▶ **MATERIAL**:

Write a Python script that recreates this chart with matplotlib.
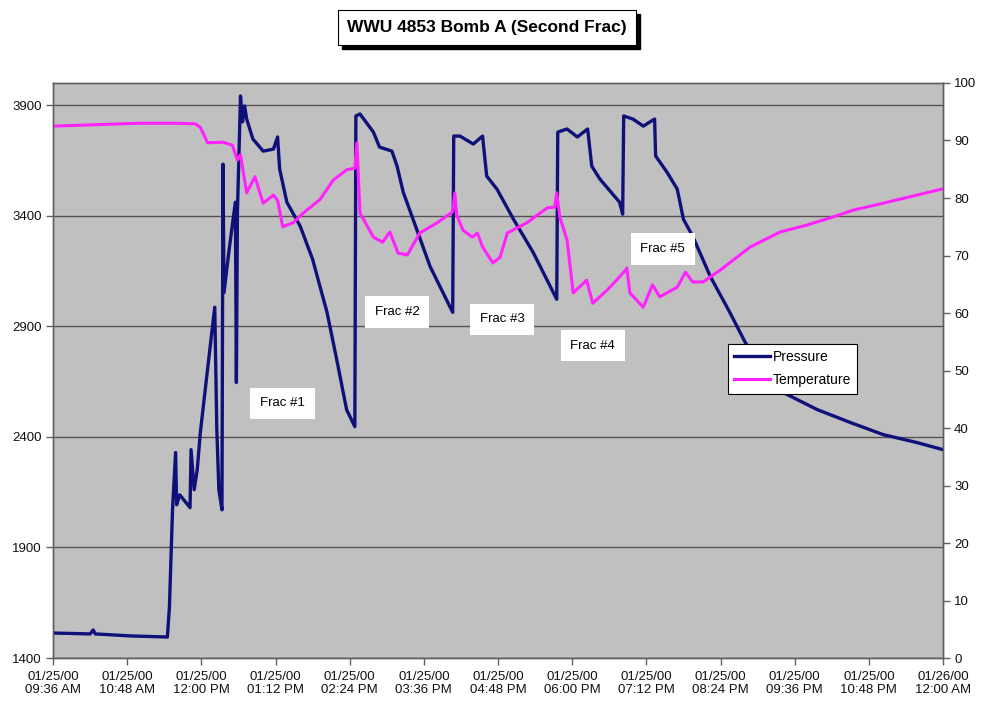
import matplotlib
matplotlib.use("Agg")
import matplotlib.pyplot as plt
import matplotlib.dates as mdates
from matplotlib.patches import Rectangle
import pandas as pd

plt.rcParams['font.family'] = ['Liberation Sans', 'DejaVu Sans']

TITLE = "WWU 4853 Bomb A (Second Frac)"
DAY = pd.Timestamp("2000-01-25")

# pressure (psi)
press_time = ["09:36", "10:12", "10:15", "10:17", "10:51", "11:27", "11:29", "11:32",
              "11:35", "11:36", "11:39", "11:49", "11:50", "11:53", "11:56", "11:59",
              "12:06", "12:13", "12:15", "12:17", "12:20", "12:21", "12:22", "12:27",
              "12:33", "12:34", "12:35", "12:38", "12:40", "12:42", "12:44", "12:50",
              "13:00", "13:10", "13:14", "13:16", "13:23", "13:36", "13:48", "14:02",
              "14:12", "14:21", "14:29", "14:30", "14:34", "14:47", "14:53", "15:05",
              "15:10", "15:16", "15:29", "15:42", "16:04", "16:05", "16:11", "16:24",
              "16:33", "16:37", "16:47", "17:03", "17:22", "17:45", "17:46", "17:55",
              "18:05", "18:15", "18:19", "18:27", "18:46", "18:49", "18:50", "18:59",
              "19:09", "19:20", "19:21", "19:32", "19:42", "19:48", "19:57", "20:14",
              "20:33", "20:48", "21:05", "21:25", "21:58", "22:30", "23:02", "23:35",
              "24:00"]
press_psi = [1513, 1509, 1527, 1509, 1500, 1495, 1631, 2070,
             2329, 2093, 2138, 2080, 2342, 2161, 2252, 2419,
             2705, 2986, 2433, 2161, 2070, 3633, 3053, 3248,
             3461, 2646, 3416, 3941, 3824, 3896, 3837, 3747,
             3692, 3701, 3756, 3611, 3461, 3352, 3203, 2963,
             2736, 2523, 2446, 3851, 3860, 3778, 3710, 3692,
             3624, 3506, 3339, 3171, 2963, 3760, 3760, 3724,
             3760, 3579, 3520, 3384, 3235, 3022, 3778, 3792,
             3756, 3792, 3624, 3565, 3461, 3407, 3851, 3837,
             3805, 3837, 3670, 3597, 3520, 3384, 3307, 3126,
             2963, 2827, 2705, 2600, 2523, 2465, 2410, 2374,
             2342]

# temperature
temp_time = ["09:36", "11:00", "11:36", "11:54", "11:59", "12:06", "12:21", "12:30",
             "12:35", "12:38", "12:44", "12:52", "13:00", "13:10", "13:14", "13:19",
             "13:29", "13:39", "13:55", "14:08", "14:21", "14:29", "14:31", "14:34",
             "14:47", "14:56", "15:03", "15:11", "15:20", "15:32", "15:49", "16:04",
             "16:06", "16:08", "16:14", "16:23", "16:28", "16:33", "16:43", "16:50",
             "16:57", "17:16", "17:36", "17:43", "17:45", "17:48", "17:55", "18:01",
             "18:14", "18:20", "18:34", "18:43", "18:52", "18:53", "18:56", "19:09",
             "19:18", "19:25", "19:42", "19:50", "19:57", "20:07", "20:24", "20:53",
             "21:22", "21:48", "22:13", "22:33", "23:02", "24:00"]
temp_deg = [92.5, 93.0, 93.0, 92.9, 92.3, 89.6, 89.7, 89.2,
            86.6, 87.5, 80.9, 83.7, 79.1, 80.5, 79.6, 75.0,
            75.7, 77.4, 79.7, 83.1, 84.9, 85.2, 89.6, 77.4,
            73.2, 72.3, 74.1, 70.4, 70.1, 73.9, 75.7, 77.6,
            80.9, 77.0, 74.4, 73.2, 73.9, 71.5, 68.7, 69.7,
            73.9, 75.7, 78.3, 78.4, 80.9, 76.7, 72.7, 63.5,
            65.7, 61.7, 64.0, 65.7, 67.5, 67.8, 63.5, 61.0,
            64.9, 62.8, 64.5, 67.1, 65.4, 65.4, 67.5, 71.5,
            74.1, 75.3, 76.7, 77.9, 79.1, 81.6]

frac_labels = ["Frac #1", "Frac #2", "Frac #3", "Frac #4", "Frac #5"]
frac_label_time = ["13:19", "15:10", "16:52", "18:20", "19:28"]
frac_label_psi = [2551, 2963, 2931, 2813, 3248]


def to_dt(times):
    out = []
    for t in times:
        h, m = t.split(":")
        out.append(DAY + pd.Timedelta(hours=int(h), minutes=int(m)))
    return out


def main():
    W, H = 982, 713
    fig = plt.figure(figsize=(W / 100, H / 100), dpi=100)
    ax1 = fig.add_axes([0.054, 0.0771, 0.9063, 0.8065])
    ax1.set_facecolor("#c0c0c0")

    ax1.plot(to_dt(press_time), press_psi, color="#10107a", lw=2.4,
             label="Pressure", zorder=3)
    ax1.set_ylim(1400, 4000)
    ax1.set_yticks([1400, 1900, 2400, 2900, 3400, 3900])
    ax1.yaxis.grid(True, color="#5a5050", lw=1.0)
    ax1.set_axisbelow(True)

    ax1.set_xlim(DAY + pd.Timedelta(hours=9, minutes=36), DAY + pd.Timedelta(hours=24))
    ax1.set_xticks(pd.date_range(DAY + pd.Timedelta(hours=9, minutes=36),
                                 DAY + pd.Timedelta(hours=24), freq="72min"))
    ax1.xaxis.set_major_formatter(mdates.DateFormatter("%m/%d/%y\n%I:%M %p"))

    ax2 = ax1.twinx()  # temperature on the right
    ax2.plot(to_dt(temp_time), temp_deg, color="#ff22ff", lw=2.2,
             label="Temperature", zorder=2)
    ax2.set_ylim(0, 100)
    ax2.set_yticks(range(0, 101, 10))

    for ax in (ax1, ax2):
        for s in ax.spines.values():
            s.set_color("#606060")
            s.set_linewidth(1.0)
        ax.tick_params(direction="out", length=5, width=1, color="#606060",
                       labelsize=9.5, labelcolor="#111111", pad=3)
    ax1.tick_params(axis="x", labelsize=9.5, pad=4)

    for txt, t, p in zip(frac_labels, to_dt(frac_label_time), frac_label_psi):
        ax1.text(t, p, txt, ha="center", va="center", fontsize=9.5, zorder=5,
                 bbox=dict(boxstyle="square,pad=0.75", fc="white", ec="none"))

    h1, l1 = ax1.get_legend_handles_labels()
    h2, l2 = ax2.get_legend_handles_labels()
    leg = ax2.legend(h1 + h2, l1 + l2, loc="upper left",
                     bbox_to_anchor=(728 / W, 1 - 344 / H),
                     bbox_transform=fig.transFigure, fontsize=10, frameon=True,
                     fancybox=False, framealpha=1, edgecolor="black",
                     handlelength=2.6, handletextpad=0.15, borderpad=0.45,
                     labelspacing=0.65, borderaxespad=0)
    leg.get_frame().set_linewidth(0.8)
    leg.set_zorder(10)

    # title box with drop shadow (pixels: x 338-636, y 10-45)
    bx, by, bw, bh = 338, 10, 298, 35
    fig.patches.append(Rectangle(((bx + 4) / W, 1 - (by + bh + 4) / H), bw / W, bh / H,
                                 transform=fig.transFigure, fc="black", ec="black"))
    fig.patches.append(Rectangle((bx / W, 1 - (by + bh) / H), bw / W, bh / H,
                                 transform=fig.transFigure, fc="white", ec="black",
                                 lw=0.8))
    fig.text((bx + bw / 2) / W, 1 - (by + bh / 2) / H, TITLE, ha="center",
             va="center", fontsize=12.5, fontweight="bold", color="black")

    fig.savefig("out.png", dpi=100)


if __name__ == "__main__":
    main()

▶ **SET EXERCISE**: Using the material above, work out how many lines contain the string "with". Give that number alone.

▶ **RESULT OF THIS EXERCISE**: 2